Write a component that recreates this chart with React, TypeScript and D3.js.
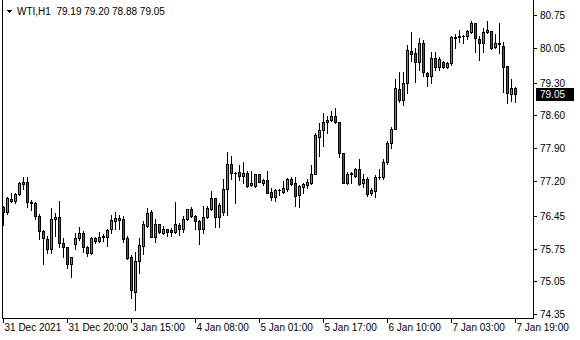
import React from 'react';
import * as d3 from 'd3';

const symbol = 'WTI,H1';
const opens = [
  76.64, 76.53, 76.77, 76.77, 76.92, 77.13, 77.17, 76.74, 76.72, 76.45,
  76.13, 75.96, 75.74, 76.38, 76.42, 75.88, 75.79, 75.43, 75.84, 75.98,
  76.08, 75.79, 75.65, 75.97, 75.92, 76.03, 75.99, 76.16, 76.33, 76.37,
  76.38, 75.97, 75.57, 74.83, 75.48, 75.80, 76.23, 76.53, 76.00, 76.27,
  76.09, 76.16, 76.15, 76.11, 76.25, 76.16, 76.38, 76.60, 76.44, 76.33,
  76.18, 76.42, 76.59, 76.83, 76.43, 76.54, 77.03, 77.56, 77.36, 77.38,
  77.31, 77.36, 77.11, 77.10, 77.34, 77.16, 77.22, 76.96, 76.86, 77.00,
  76.97, 77.02, 77.24, 77.15, 76.90, 77.06, 77.11, 77.15, 77.35, 78.14,
  78.29, 78.45, 78.50, 78.59, 78.45, 77.79, 77.15, 77.34, 77.31, 77.45,
  77.16, 77.25, 76.93, 76.98, 77.28, 77.29, 77.60, 78.02, 78.30, 79.17,
  78.93, 79.30, 79.98, 79.93, 79.75, 80.16, 79.50, 79.44, 79.84, 79.63,
  79.75, 79.64, 79.72, 80.25, 80.28, 80.29, 80.29, 80.38, 80.57, 80.24,
  80.14, 80.38, 80.41, 80.06, 80.12, 80.09, 79.66, 79.05, 79.19,
];
const highs = [
  76.66, 76.85, 76.95, 76.95, 77.18, 77.28, 77.28, 76.80, 76.75, 76.48,
  76.15, 76.02, 76.61, 76.52, 76.77, 75.97, 75.79, 75.58, 76.08, 76.22,
  76.13, 75.81, 76.00, 76.00, 76.10, 76.06, 76.16, 76.46, 76.53, 76.46,
  76.44, 76.03, 75.61, 75.67, 75.98, 76.34, 76.61, 76.57, 76.38, 76.27,
  76.23, 76.18, 76.20, 76.75, 76.29, 76.45, 76.59, 76.63, 76.46, 76.36,
  76.66, 76.66, 76.99, 76.84, 76.72, 77.25, 77.81, 77.73, 77.40, 77.54,
  77.60, 77.42, 77.42, 77.35, 77.34, 77.25, 77.41, 77.04, 77.02, 77.02,
  77.20, 77.27, 77.28, 77.28, 77.11, 77.16, 77.23, 77.54, 78.22, 78.44,
  78.65, 78.59, 78.70, 78.75, 78.47, 77.79, 77.40, 77.40, 77.47, 77.66,
  77.35, 77.29, 77.04, 77.33, 77.45, 77.66, 78.06, 78.35, 79.39, 79.54,
  79.52, 80.11, 80.39, 80.04, 80.25, 80.22, 79.54, 79.95, 79.95, 79.86,
  79.77, 79.75, 80.29, 80.34, 80.43, 80.32, 80.43, 80.62, 80.57, 80.29,
  80.47, 80.62, 80.41, 80.34, 80.57, 80.18, 79.66, 79.39, 79.20,
];
const lows = [
  76.25, 76.49, 76.75, 76.72, 76.90, 77.03, 76.63, 76.58, 76.38, 75.95,
  75.43, 75.65, 75.66, 76.03, 75.78, 75.56, 75.33, 75.15, 75.74, 75.93,
  75.68, 75.60, 75.64, 75.88, 75.90, 75.92, 75.80, 76.09, 76.16, 76.16,
  75.90, 75.53, 74.70, 74.44, 75.22, 75.63, 76.21, 75.99, 75.90, 76.09,
  76.07, 76.03, 76.03, 76.08, 76.04, 76.11, 76.36, 76.42, 76.16, 75.84,
  76.09, 76.40, 76.58, 76.22, 76.22, 76.47, 76.47, 77.24, 76.72, 77.22,
  77.15, 77.07, 77.10, 77.07, 77.17, 77.11, 76.93, 76.80, 76.77, 76.90,
  76.95, 76.99, 77.11, 76.66, 76.65, 76.93, 77.04, 77.13, 77.35, 77.73,
  77.95, 78.23, 78.49, 78.44, 77.70, 77.16, 77.13, 77.15, 77.29, 77.11,
  77.07, 76.87, 76.90, 76.86, 77.23, 77.25, 77.56, 77.90, 78.30, 78.89,
  78.82, 79.07, 79.77, 79.32, 79.57, 79.44, 79.22, 79.29, 79.57, 79.57,
  79.62, 79.62, 79.69, 80.04, 80.17, 80.14, 80.24, 80.36, 79.95, 79.79,
  79.95, 80.36, 80.02, 80.04, 79.93, 79.11, 78.86, 78.91, 78.88,
];
const closes = [
  76.53, 76.83, 76.81, 76.91, 77.15, 77.17, 76.74, 76.72, 76.45, 76.13,
  75.97, 75.74, 76.38, 76.42, 75.88, 75.78, 75.43, 75.58, 75.97, 76.08,
  75.79, 75.65, 75.97, 75.92, 76.00, 75.99, 76.15, 76.36, 76.40, 76.40,
  75.96, 75.55, 74.86, 75.48, 75.82, 76.27, 76.51, 76.00, 76.27, 76.11,
  76.16, 76.11, 76.11, 76.27, 76.18, 76.38, 76.59, 76.44, 76.33, 76.16,
  76.43, 76.62, 76.83, 76.43, 76.68, 77.03, 77.56, 77.37, 77.36, 77.31,
  77.36, 77.10, 77.15, 77.35, 77.18, 77.22, 76.95, 76.86, 77.00, 77.00,
  77.04, 77.24, 77.13, 76.87, 77.09, 77.13, 77.18, 77.35, 78.18, 78.29,
  78.45, 78.50, 78.59, 78.45, 77.79, 77.16, 77.35, 77.36, 77.45, 77.13,
  77.25, 76.91, 77.00, 77.28, 77.29, 77.60, 78.00, 78.31, 79.18, 78.92,
  79.29, 80.01, 79.91, 79.75, 80.16, 79.52, 79.45, 79.84, 79.63, 79.80,
  79.64, 79.72, 80.27, 80.27, 80.31, 80.31, 80.41, 80.57, 80.25, 80.14,
  80.38, 80.43, 80.04, 80.14, 80.14, 79.64, 79.07, 79.18, 79.05,
];
const timeLabels = [
  '31 Dec 2021', '31 Dec 20:00', '3 Jan 15:00', '4 Jan 08:00', '5 Jan 01:00',
  '5 Jan 17:00', '6 Jan 10:00', '7 Jan 03:00', '7 Jan 19:00',
];
const timeLabelBars = [0, 16, 32, 48, 64, 80, 96, 112, 128];
const priceTicks = [80.75, 80.05, 79.3, 78.6, 77.9, 77.2, 76.45, 75.75, 75.05, 74.35];

const BULL = '#3cb43c';
const BEAR = '#e01818';
const FONT = '"Liberation Sans", Arial, sans-serif';

export default function App() {
  const n = opens.length;
  const x = d3.scaleLinear().domain([0, n - 1]).range([3.5, 515.5]);
  const y = d3.scaleLinear().domain([74.35, 80.75]).range([314, 15]);
  const Y = (v: number) => Math.round(y(v));

  const last = n - 1;
  const header = `${symbol}  ${opens[last].toFixed(2)} ${highs[last].toFixed(2)} ${lows[last].toFixed(2)} ${closes[last].toFixed(2)}`;
  const lastY = Y(closes[last]);

  const candles = opens.map((o, i) => {
    const c = closes[i];
    const h = Math.max(highs[i], o, c);
    const l = Math.min(lows[i], o, c);
    const cx = x(i);
    const top = Y(Math.max(o, c));
    const bot = Y(Math.min(o, c));
    const yh = Y(h);
    const yl = Y(l);
    const fill = c > o ? BULL : BEAR;
    return (
      <g key={i}>
        <line x1={cx} x2={cx} y1={yh} y2={yl + 1} stroke="#000" strokeWidth={1} />
        {bot - top < 1 ? (
          <line x1={cx - 1.5} x2={cx + 1.5} y1={top + 0.5} y2={top + 0.5} stroke="#000" strokeWidth={1} />
        ) : (
          <rect x={cx - 1} y={top + 0.5} width={2} height={bot - top} fill={fill} stroke="#000" strokeWidth={1} />
        )}
      </g>
    );
  });

  return (
    <svg
      width={580}
      height={340}
      style={{ position: 'absolute', left: 0, top: 0, background: '#fff' }}
      shapeRendering="crispEdges"
    >
      <rect x={0} y={0} width={580} height={340} fill="#fff" />
      <line x1={2.5} x2={2.5} y1={0} y2={318.5} stroke="#000" />
      <line x1={533.5} x2={533.5} y1={0} y2={318.5} stroke="#000" />
      <line x1={2} x2={534} y1={318.5} y2={318.5} stroke="#000" />
      {candles}
      <path d="M6,10 L12,10 L9,13 Z" fill="#000" />
      <text x={17} y={15} fontFamily={FONT} fontSize={10} fill="#000" style={{ whiteSpace: 'pre' }}>
        {header}
      </text>
      {priceTicks.map((p) => (
        <g key={p}>
          <line x1={534} x2={537} y1={Y(p) + 0.5} y2={Y(p) + 0.5} stroke="#000" />
          <text x={540} y={Y(p)} dy="0.36em" fontFamily={FONT} fontSize={10} fill="#000">
            {p.toFixed(2)}
          </text>
        </g>
      ))}
      <rect x={536} y={lastY - 6} width={38} height={13} fill="#000" />
      <text x={540} y={lastY + 0.5} dy="0.36em" fontFamily={FONT} fontSize={10} fill="#fff">
        {closes[last].toFixed(2)}
      </text>
      {timeLabelBars.map((b, k) => (
        <g key={b}>
          <line x1={x(b)} x2={x(b)} y1={319} y2={323} stroke="#000" />
          <text x={x(b) + 1} y={331} fontFamily={FONT} fontSize={10} fill="#000">
            {timeLabels[k]}
          </text>
        </g>
      ))}
    </svg>
  );
}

========================================================================

# TASK REQUIREMENTS
Give again, word for word, every line from the top of the data through the line with "import * as d3 from 'd3';", both ends included, and exclude the pictures.

# SOLUTION TO THIS TASK
Write a component that recreates this chart with React, TypeScript and D3.js.
import React from 'react';
import * as d3 from 'd3';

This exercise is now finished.